Kind of out of focus, but notice the busts on the wall. |
Emperors and sunlight |
We just stood around, enjoying the quiet and the late afternoon light. Abe discovered a kumquat tree and pulled one off. "Hey, they're really sweet, not like the ones we have in Texas!" he exclaimed, and I translated for the old man, who smiled.
Andrew snapped a couple of photos, and then we thanked our host for his graciousness. He'd even begun to try a little English so he could talk directly to the Texans.
All in all, it was an unexpected and magical detour in the routine, and I was quite glad it had happened.
* * *
Dinnertime was approaching, but Andrew wasn't very happy. He'd lost his glasses -- brand new glasses, at that, bought just before he'd left Austin. We spent some time trying to figure out where this might have happened. Andrew decided it was the café where we'd had our drinks, so off we went to find them, although it was all the way across town. He fretted all the way there and then, when we inquired, nobody had found them. Nor were they on the ground by our table. They were gone. Eventually, we made our way to Gourmet Gulch, as I call the Place de la Chapelle Neuve, where no fewer than five restaurants surrounding the square maintain tables (although the one which actually occpied the Chapelle Neuve, where the University's law school had been in the 18th century and which had been a chapel before that, had gone out of business and was being renovated into another restaurant). We had a good, leisurely meal, with a big pichet of Saint-Christol, but Andrew was inconsolable.
After dinner, both of the Texans were exhausted, but Andrew decided that an after-dinner drink was in order. I first tried an excellent wine bar, but that wasn't acceptable. Another bar was chaotic and didn't have much in the way of libations. Then inspiration struck: we were right by Ste.-Anne, and O'Carolan's Irish bar. They'd have something, although sad to say all their tables outside were full. But that just meant room indoors, so we walked in. As we tried to look at the blackboard with the menu on it, I was approached by a young man, barely much older than Abe from the looks of him, who'd heard us speaking English. "Where are you from?" he asked me in English. I replied in French, "Moi, j'habite Montpellier, à deux pas de la Comédie," invoking the fiction so many real estate folks indulge in here that everything is "two steps from the Comédie." My friend from Seattle who had been here the previous week was told that the place she got from Airbnb was "deux pas de la Com," and it was all the way at the top of the hill, a five-minute walk.

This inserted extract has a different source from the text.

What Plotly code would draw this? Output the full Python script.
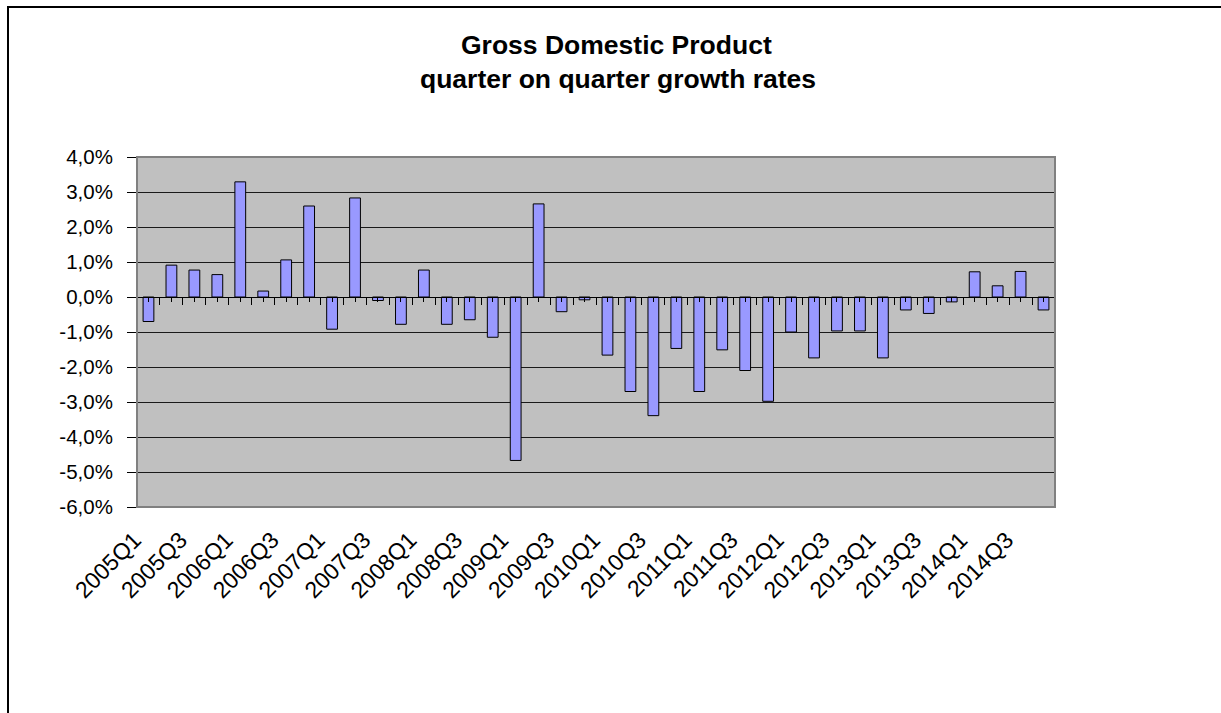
import plotly.graph_objects as go

quarters = [f"{y}Q{q}" for y in range(2005, 2015) for q in range(1, 5)]
growth = [
    -0.70, 0.91, 0.77, 0.64, 3.29, 0.17, 1.06, 2.60,
    -0.92, 2.83, -0.10, -0.78, 0.77, -0.78, -0.65, -1.15,
    -4.67, 2.66, -0.42, -0.08, -1.66, -2.70, -3.39, -1.47,
    -2.70, -1.51, -2.10, -2.98, -1.00, -1.74, -0.97, -0.97,
    -1.74, -0.37, -0.47, -0.14, 0.72, 0.32, 0.73, -0.37,
]
y_ticks = list(range(-6, 5))
y_tick_labels = [f"{v:.1f}%".replace(".", ",") for v in y_ticks]
title_lines = ["Gross Domestic Product", "quarter on quarter growth rates"]

W, H = 1221, 713
L, R, T, B = 137, 1055, 157, 507

def px(x):
    return (x - L) / (R - L)

def py(y):
    return (B - y) / (B - T)

FONT = "Liberation Sans, Arial, sans-serif"

fig = go.Figure()
fig.add_trace(go.Bar(
    x=quarters, y=growth, width=0.47,
    marker=dict(color="#9999FF", line=dict(color="black", width=1)),
    hoverinfo="x+y",
))
# invisible helper trace for the zero-line axis
fig.add_trace(go.Scatter(
    x=list(range(len(quarters))), y=growth, xaxis="x2", mode="markers",
    marker=dict(opacity=0), hoverinfo="skip", showlegend=False,
))

zero_pos = (0 - y_ticks[0]) / (y_ticks[-1] - y_ticks[0])

fig.update_layout(
    width=W, height=H,
    margin=dict(l=L, r=W - R, t=T, b=H - B),
    paper_bgcolor="white", plot_bgcolor="#C0C0C0",
    showlegend=False,
    font=dict(family=FONT, color="black", size=18),
    xaxis=dict(
        type="category", categoryorder="array", categoryarray=quarters,
        range=[-0.5, len(quarters) - 0.5],
        tickmode="array", tickvals=quarters[::2], ticktext=quarters[::2],
        tickangle=-45, ticks="", showline=False, showgrid=False, zeroline=False,
        tickfont=dict(size=23, family=FONT), ticklabelshift=-14, ticklabelstandoff=14,
    ),
    xaxis2=dict(
        overlaying="x", anchor="free", position=zero_pos, side="bottom",
        range=[-0.5, len(quarters) - 0.5], type="linear",
        showline=True, linecolor="black", linewidth=1,
        ticks="outside", ticklen=7, tickwidth=1, tickcolor="black",
        tick0=-0.5, dtick=1, showticklabels=False, showgrid=False, zeroline=False,
        minor=dict(ticks="outside", ticklen=4, tickwidth=1, tickcolor="black",
                   tick0=0, dtick=1),
    ),
    yaxis=dict(
        range=[y_ticks[0], y_ticks[-1]], tickmode="array",
        tickvals=y_ticks, ticktext=y_tick_labels,
        showgrid=True, gridcolor="#1a1a1a", gridwidth=1.3,
        zeroline=False,
        showline=True, linecolor="black", linewidth=1,
        ticks="outside", ticklen=9, tickcolor="black",
        tickfont=dict(size=20.5, family=FONT), ticklabelstandoff=10,
    ),
    shapes=[
        dict(type="rect", xref="paper", yref="paper", x0=0, y0=0, x1=1, y1=1,
             line=dict(color="#808080", width=2), layer="above"),
        dict(type="rect", xref="paper", yref="paper",
             x0=px(8), y0=py(730), x1=px(1240), y1=py(7),
             line=dict(color="black", width=2)),
    ],
    annotations=[
        dict(text=f"<b>{title_lines[0]}</b>", xref="paper", yref="paper",
             x=px(616), y=py(45), showarrow=False, xanchor="center", yanchor="middle",
             font=dict(size=26.5, family=FONT)),
        dict(text=f"<b>{title_lines[1]}</b>", xref="paper", yref="paper",
             x=px(618), y=py(79), showarrow=False, xanchor="center", yanchor="middle",
             font=dict(size=26.5, family=FONT)),
    ],
)

fig.write_html("out.html")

But he apparently didn't hear me. "Are you enjoying your stay? Are you English?" No, I told him, I live here, and I'm American. Ignoring me, he turned to the Texans, who were kind of wishing he'd step away from the blackboard so they could read it. "And what about you? Are you English?" He kept grinning, which I found unnerving. I had an inspiration and suggested we order Calvados, which may not be local, but is a perfect obscure after-dinner drink. "Calvados? I do not know, perhaps we have Calvados." Fortunately, they did, so we took our glasses into a back room (one nice thing about O'Carolans is its sprawl -- perhaps the only nice thing about it) and tried to talk above the din of a group of binge-drinking French kids. "What was that all about?" Andrew asked rhetorically. I watched one of the kids at the other table drop a shot glass full of ominously colored liquid into his beer and chug the result. I thought about the old gentleman with his linen jacket and straw hat, and then I thought about Abe, who, at 17, seemed to be the most civilized person under 40 in the whole bar.